"Na początku roku zostałam zaproszona do telewizji, by opowiedzieć o prognozach na nowy rok. Juz wtedy ostrzegałam przed kataklizmami związanymi z wodą" - mówi DZIENNIKOWI wróżka Marlena. "Czytałam przepowiednie innych wróżek i one tez mówiły o powodziach. Ostrzegałam służby, żeby były na to gotowe, ale w tym kraju nikt nie słucha wróżek w takich kwestiach" - dodaje.
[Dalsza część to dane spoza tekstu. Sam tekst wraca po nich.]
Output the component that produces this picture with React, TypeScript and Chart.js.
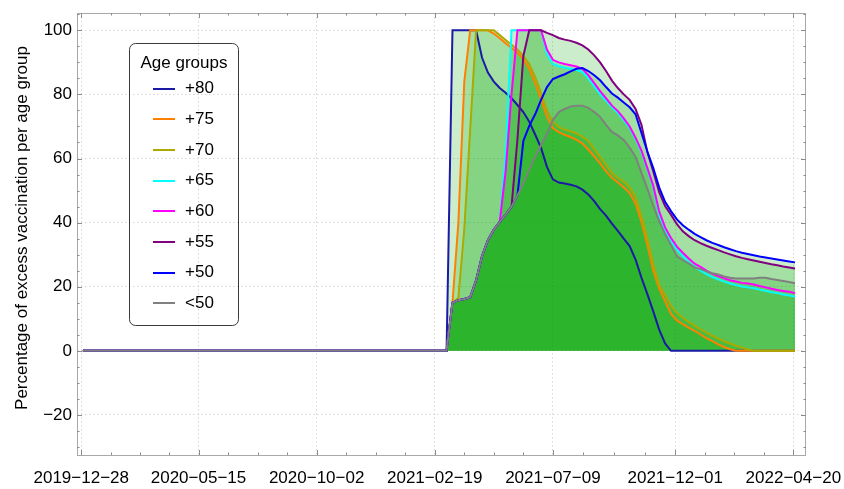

Wróżka Marlena ostrzega, że ma przeczucie, że kolejne powodzie w Polsce będą miały miejsce na przełomie sierpnia i września.

Reklama

Joanna Stawińska nie miała wizji, tylko sen. Śniły jej się zalane połacie ziemi. "Nie mam snów o ukrytych znaczeniach. Jak śni mi się ząb, to nie oznacza śmierci w rodzinie, tylko to, że mam iść do dentysty. Podobnie z zalaną ziemią - taki sen oznacza powódź" - mówi DZIENNIKOWI Stawińska.

Jednak obie wróżki uspokajają, że jeżeli nawet będzie poważna powódź w Polsce, to nie będzie tak groźna jak 12 lat temu. "Woda już niedługo będzie się zatrzymywać" - mówi Stawińska. "O ewentualnych ofiarach nie chce mówić" - dodaje wróżka Marlena.